Brothers-in-law George Dearborn and Lewis Henry Lapham were key in launching the company, which began with three ships, operated nine by 1904, and had seventeen by 1911 with three on order. At the time of the company's founding, its steamships sailed around South America via the Straits of Magellan to reach the East Coast ports. By 1907, the company began using the Mexican Isthmus of Tehuantepec Route. Shipments on the Tehuantepec Route would transship at Atlantic Port of Coatzacoalcos (formerly Puerto) or the Pacific Port of Salina Cruz and would traverse the Isthmus of Tehuantepec on the 310 km Tehuantepec National Railway. The contract, binding until completion of the Panama Canal, with American-Hawaiian for its entire cargo moving between oceans and assuring a minimum of 500,000 tons of sugar and other cargo was important in the railway's economic plans from its beginning. For the steamship line the Tehuantepec route enabled the company to serve both a New York—Honolulu route and a coastal route from Salina Cruz to Pacific ports of the United States. With new ships to be delivered the company planned to have four 8,000 ton ships on the New York—Coatzacoalcos route, six 12,000 ton ships operating on the Salina Cruz—Honolulu route and two 6,000 ton ships serving the West Coast route.

Company ships were used on both the Pacific and Atlantic routes. When American political troubles with Mexico closed that route, American-Hawaiian returned to the Straits of Magellan route.

When the Panama Canal opened for traffic in August 1914, American-Hawaiian began routing all of its ships via this route. The temporary closure of the canal because of a series of landslides forced the company to return to the Straits of Magellan route for the third time in its history.

During World War I, twelve of the company's ships were commissioned into the United States Navy; a further five were sunk by submarines or mines during the conflict.

During World War II, the company operated twenty-six ships for the War Shipping Administration; 16 were torpedoed, one was sunk by kamikaze, one was sunk by a mine, and three were scuttled for breakwaters.

The line was taken over by shipping magnate Daniel K. Ludwig after World War II and ceased sailing operations in 1953, being operated as a holding company for other ventures until 1968.

Roger Dearborn Lapham, a future mayor of San Francisco, California, served as company president in the mid-1920s.

==Ships==

- SS Alaskan
- SS Arizonan
- SS Coloradan
- SS Delawarean
- SS Floridian
- SS Honolulan
- SS Mexican

- SS Nebraskan, built by Bremer Vulcan, Bremen-Vegesack for North German Lloyd in 1912 as Elsass.
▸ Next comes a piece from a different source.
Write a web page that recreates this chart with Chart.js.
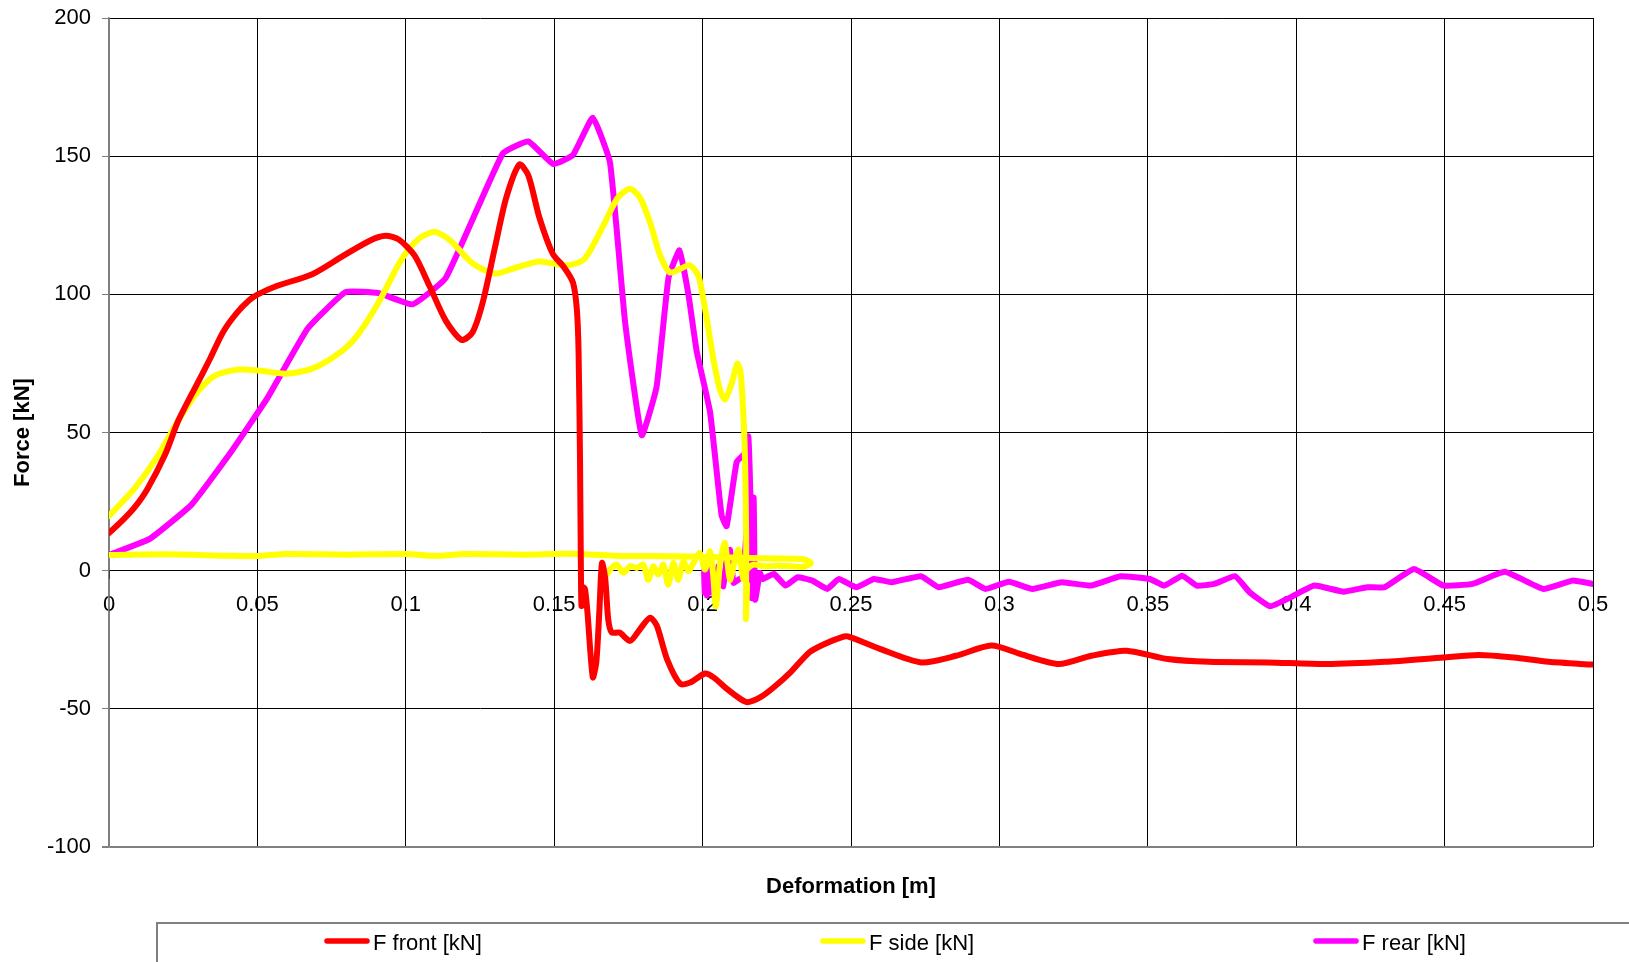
<!DOCTYPE html>
<html>
<head>
<meta charset="utf-8">
<script src="https://cdn.jsdelivr.net/npm/chart.js@4/dist/chart.umd.min.js"></script>
<style>
  html, body { margin: 0; padding: 0; background: #fff; }
  canvas { display: block; }
</style>
</head>
<body>
<canvas id="c" width="1629" height="962"></canvas>
<script>
// ---- Data (deformation [m], force [kN]) ----
const seriesLabels = ['F front [kN]', 'F side [kN]', 'F rear [kN]'];
const seriesColors = ['#FF0000', '#FFFF00', '#FF00FF'];

const xTicksStep = 0.05;
const yTicks = [-100, -50, 0, 50, 100, 150, 200];

const frontX = [0, 0.0042, 0.0084, 0.0129, 0.0189, 0.0234, 0.0294, 0.034, 0.0384, 0.043, 0.0474, 0.05, 0.0565, 0.0685, 0.079, 0.088, 0.0932, 0.0977, 0.103, 0.108, 0.1135, 0.1188, 0.1225, 0.126, 0.13, 0.1338, 0.1383, 0.1413, 0.145, 0.1495, 0.1533, 0.1563, 0.1576, 0.1582, 0.1587, 0.159, 0.1592, 0.1598, 0.1604, 0.1612, 0.163, 0.1642, 0.1652, 0.1661, 0.1672, 0.1682, 0.1694, 0.172, 0.1756, 0.179, 0.1823, 0.1846, 0.188, 0.1925, 0.196, 0.2008, 0.2037, 0.2082, 0.2127, 0.2152, 0.2195, 0.224, 0.2296, 0.236, 0.2409, 0.2465, 0.2489, 0.2597, 0.2736, 0.2854, 0.2973, 0.3072, 0.32, 0.331, 0.3428, 0.3567, 0.3705, 0.3903, 0.41, 0.43, 0.4496, 0.4615, 0.4733, 0.485, 0.5];
const frontY = [13.6, 17.8, 22.6, 29.5, 42, 54.4, 67, 76.6, 86.3, 93.2, 98, 99.9, 103, 107.3, 114, 119.5, 121.2, 119.8, 114, 103, 90.4, 83.5, 86.3, 97.4, 116.8, 134.8, 147, 143, 127.8, 114.7, 109.8, 104.3, 95, 80, 40, 0, -12.8, -6, -6.8, -15, -38.6, -33, -15, 2.8, -3, -17.6, -22.4, -22.4, -25.4, -21, -17, -20, -32, -41, -40.4, -37.2, -38.6, -42.8, -46.4, -47.6, -45.8, -42.2, -36.8, -29.5, -26.6, -24.2, -23.8, -28.3, -33.2, -30.8, -27.1, -30.2, -33.8, -30.8, -29, -32, -33, -33.2, -33.8, -33, -31.4, -30.5, -31.4, -33, -34];

// side: main loading curve, gap (null), then the flat base line and the noisy return band
const sideX = [0, 0.0084, 0.0159, 0.0234, 0.0294, 0.0354, 0.0429, 0.0505, 0.0595, 0.0685, 0.0775, 0.0835, 0.091, 0.0985, 0.1045, 0.1098, 0.115, 0.1225, 0.13, 0.1375, 0.145, 0.154, 0.16, 0.166, 0.1713, 0.1755, 0.1789, 0.1823, 0.1856, 0.189, 0.1924, 0.1957, 0.1986, 0.2008, 0.2036, 0.2059, 0.2076, 0.2098, 0.2117, 0.2128, 0.2138, 0.2143, 0.2147, 0.2146, 0.215,
  0.215,
  0, 0.02, 0.04, 0.05, 0.06, 0.08, 0.1, 0.11, 0.12, 0.14, 0.155, 0.17, 0.19, 0.21, 0.225, 0.234, 0.2365, 0.234, 0.2294, 0.2249, 0.2205, 0.2171, 0.2149, 0.2137, 0.2121, 0.2109, 0.2092, 0.2075, 0.2059, 0.2045, 0.2035, 0.2025, 0.2008, 0.1991, 0.1969, 0.1952, 0.1935, 0.1918, 0.1901, 0.1884, 0.1868, 0.1851, 0.1834, 0.1817, 0.18, 0.1778, 0.1755, 0.1733, 0.1711, 0.1688, 0.1671];
const sideY = [19.8, 29.5, 40.6, 54.4, 64.1, 70.4, 72.7, 72.4, 71.3, 73.1, 78.7, 84.9, 97.4, 112.6, 120.2, 122.6, 119.5, 111.2, 107.5, 109.8, 111.9, 110.5, 112.6, 123.7, 134.8, 138.2, 135, 126, 114.3, 107.9, 109.2, 110.5, 106.6, 94.9, 76.8, 65.2, 62, 67.8, 74.9, 71.7, 55, 40, 9.7, -17.5, -5,
  null,
  5.7, 5.9, 5.4, 5.3, 6, 5.8, 6, 5.4, 6, 5.8, 6.1, 5.4, 5.2, 4.8, 4.4, 4.1, 2.8, 1.4, 1.6, 1.8, 1.6, 2.2, 0.4, -3, 7.6, 4, -3.3, 10, 2.8, -13, -0.8, 7, 0.4, 6.4, 2.8, -0.2, 3.4, -3.3, 2.8, -5.1, 2.2, -1.4, 1.6, -3.3, 2.2, 1, 1.6, -0.8, 2.2, 0.4, -2.7];

// rear: main curve, gap (null), then the oscillating tail
const rearX = [0, 0.0137, 0.0279, 0.0414, 0.0535, 0.067, 0.0797, 0.091, 0.1023, 0.1135, 0.1327, 0.1413, 0.1496, 0.1563, 0.163, 0.1688, 0.1739, 0.1795, 0.1845, 0.1885, 0.1922, 0.1952, 0.198, 0.2025, 0.2064, 0.2081, 0.2115, 0.2143, 0.2154, 0.2162, 0.2166,
  0.2166,
  0.2005, 0.2007, 0.201, 0.2014, 0.2018, 0.2022, 0.203, 0.2042, 0.2053, 0.207, 0.2081, 0.2092, 0.2104, 0.212, 0.2137, 0.2154, 0.2165, 0.2172, 0.2177, 0.2193, 0.2202, 0.224, 0.228, 0.232, 0.237, 0.242, 0.2459, 0.2518, 0.2577, 0.2637, 0.2736, 0.2795, 0.2894, 0.2953, 0.3032, 0.3111, 0.321, 0.3309, 0.3408, 0.3507, 0.3556, 0.3616, 0.3665, 0.3724, 0.3794, 0.3843, 0.3912, 0.3982, 0.4061, 0.416, 0.4239, 0.4298, 0.4397, 0.4496, 0.4595, 0.4703, 0.4832, 0.4931, 0.5];
const rearY = [5.7, 11.5, 24, 43.4, 62.7, 87.7, 100.8, 100.4, 96.4, 106, 151, 155.3, 147.2, 150.4, 163.9, 147.7, 89.8, 49, 66.6, 105.9, 115.9, 100.1, 79.4, 57.5, 20, 16.1, 39.4, 42.6, 48.6, 22, -10,
  null,
  0, -8, -1, -9, -2, -8, 2.8, -10.5, 1.6, -5.7, 4, 7.6, -4.4, -3.3, -2, 23.3, 25.7, 26.5, -10.5, -0.8, -3, -1.2, -5.4, -2.4, -3.6, -6.6, -3, -6, -3, -4.2, -2, -6, -3.3, -6.6, -4, -6.6, -4.2, -5.4, -2, -3, -5.4, -1.8, -5.4, -4.8, -2, -7.8, -12.9, -9.6, -5.4, -7.6, -6, -6, 0.6, -5.4, -4.8, -0.4, -6.6, -3.6, -4.8];

const toPoints = (xs, ys) => xs.map((x, i) => ({ x: x, y: ys[i] }));

Chart.defaults.font.family = '"Liberation Sans", Arial, sans-serif';
Chart.defaults.font.size = 22;
Chart.defaults.color = '#000';

// Legend drawn in Excel style: framed box at the bottom, items spread out
const excelLegend = {
  id: 'excelLegend',
  afterDraw(chart) {
    const ctx = chart.ctx;
    ctx.save();
    ctx.strokeStyle = '#808080';
    ctx.lineWidth = 2;
    ctx.beginPath();
    ctx.moveTo(157, 962);
    ctx.lineTo(157, 923);
    ctx.lineTo(1629, 923);
    ctx.stroke();
    const starts = [324, 820, 1313];
    ctx.font = '22px "Liberation Sans", Arial, sans-serif';
    ctx.textBaseline = 'middle';
    ctx.textAlign = 'left';
    chart.data.datasets.forEach((ds, i) => {
      const x0 = starts[i];
      ctx.strokeStyle = ds.borderColor;
      ctx.lineWidth = 5.5;
      ctx.lineCap = 'round';
      ctx.beginPath();
      ctx.moveTo(x0 + 3, 941);
      ctx.lineTo(x0 + 43, 941);
      ctx.stroke();
      ctx.fillStyle = '#000';
      ctx.fillText(ds.label, x0 + 49, 944);
    });
    ctx.restore();
  }
};

new Chart(document.getElementById('c'), {
  type: 'line',
  data: {
    datasets: [
      { label: seriesLabels[0], data: toPoints(frontX, frontY), borderColor: seriesColors[0], tension: 0.25 },
      { label: seriesLabels[1], data: toPoints(sideX, sideY), borderColor: seriesColors[1], tension: 0.25 },
      { label: seriesLabels[2], data: toPoints(rearX, rearY), borderColor: seriesColors[2], tension: 0.12 }
    ]
  },
  options: {
    responsive: false,
    animation: false,
    devicePixelRatio: 1,
    spanGaps: false,
    elements: {
      point: { radius: 0, hoverRadius: 0 },
      line: { borderWidth: 6, borderCapStyle: 'round', borderJoinStyle: 'round', fill: false }
    },
    layout: { padding: { top: 18, right: 36, bottom: 61, left: 0 } },
    plugins: { legend: { display: false }, tooltip: { enabled: false } },
    scales: {
      x: {
        type: 'linear',
        position: { y: 0 },
        min: 0, max: 0.5,
        grid: {
          color: c => (c.tick && c.tick.value === 0) ? '#808080' : '#000',
          lineWidth: 1,
          tickLength: 8,
          tickColor: '#000'
        },
        border: { display: true, color: '#000', width: 1 },
        ticks: {
          stepSize: xTicksStep,
          autoSkip: false,
          maxRotation: 0,
          padding: 13,
          callback: v => String(+Number(v).toFixed(2))
        },
        afterFit: s => { s.paddingLeft = 0; s.paddingRight = 0; }
      },
      x2: {
        type: 'linear',
        position: 'bottom',
        min: 0, max: 0.5,
        ticks: { display: false },
        grid: { display: false },
        border: { display: false },
        title: { display: true, text: 'Deformation [m]', font: { weight: 'bold', size: 22 }, padding: { top: 0, bottom: 1 } },
        afterFit: s => { s.height = 54; s.paddingLeft = 0; s.paddingRight = 0; }
      },
      y: {
        type: 'linear',
        position: 'left',
        min: yTicks[0], max: yTicks[yTicks.length - 1],
        afterBuildTicks: s => { s.ticks = yTicks.map(v => ({ value: v })); },
        grid: {
          color: c => (c.tick && c.tick.value === -100) ? '#808080' : '#000',
          lineWidth: c => (c.tick && c.tick.value === -100) ? 2 : 1,
          tickLength: 7,
          tickColor: '#808080'
        },
        border: { display: true, color: '#808080', width: 1.5 },
        ticks: { padding: 11, callback: v => String(v) },
        title: { display: true, text: 'Force [kN]', font: { weight: 'bold', size: 22 }, padding: { top: 10, bottom: 0 } },
        afterFit: s => { s.width = 109; s.paddingTop = 0; s.paddingBottom = 0; }
      }
    }
  },
  plugins: [excelLegend]
});
</script>
</body>
</html>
The ship was seized by the United States on 6 April 1917 at Pago Pago, Samoa coming under the control of the United States Shipping Board as Appeles and then renamed Kermit in 1920 before acquisition by American-Hawaiian on 5 March 1920 for the price of $538,881.99 and being named Nebraskan. On 9 February 1942 the ship was delivered by American-Hawaiian to the War Shipping Administration (WSA) for operation under United States Army Transportation Corps charter with American-Hawaiian as the WSA agent, until title was transferred to WSA on 2 December for delivery of the ship under Lend Lease to the Soviet Union where the ship became Sukhona until return to the WSA on 6 April 1944. Returned to the Nebraskan name the ship was allocated to the Army on 17 October 1944 until returned for layup in the Wilmington Reserve Fleet on 17 October 1946. The ship was used by the Army in the Pacific as a floating mobile warehouse.
- SS Oregonian
- SS Texan
- SS Virginian

==World War II==
In World War II the company operated ships under the War Shipping Administration, some of which were company owned and taken over by WSA as was Nebraskan, and others wartime built and delivered directly to WSA for operation by commercial agents.
- Alaskan November 28, 1942 torpedoed, 7 crew and one 1 US Navy Armed Guard killed
- Albert Gallatin January 2, 1944 torpedoed
- American June 11, 1942 torpedoed
- Arkansan June 15, 1942 torpedoed
- Benjamin Goodhue
- Coloradan October 9, 1942 torpedoed
- Harrison Gray Otis August 4, 1943 mined while at anchor
- Honolulan July 22, 1942 torpedoed
- Illinoian July 28, 1944 scuttled as breakwater, Omaha Beach
- John Drake Sloat
- John Milledge
- Kentuckian August 12, 1944 scuttled as breakwater, Normandy
- April 6, 1945, sunk by kamikaze
- Marine Eagle.
- Montanan June 3, 1943 torpedoed
- Ohioan May 8, 1942 torpedoed
- Oklahoman April 8, 1942 torpedoed
- Oregonian September 13, 1942 torpedoed
- Pennsylvanian August 4, 1944 scuttled as breakwater, Omaha Beach
- Puerto Rican March 9, 1943 torpedoed
- San Juan November 11, 1943 torpedoed
- Texan March 11, 1942 torpedoed & shelled
- Washingtonian April 7, 1942 torpedoed
- William D. Burnham November 23, 1944 torpedoed
- William M. Marcy August 7, 1944 torpedoed

==After World War II==
In the 1950s the company ceased sailing operations and was taken over by shipping magnate Daniel K. Ludwig, who used it as a holding company into the 1960s. Ventures at that time included the development of Westlake Village, California.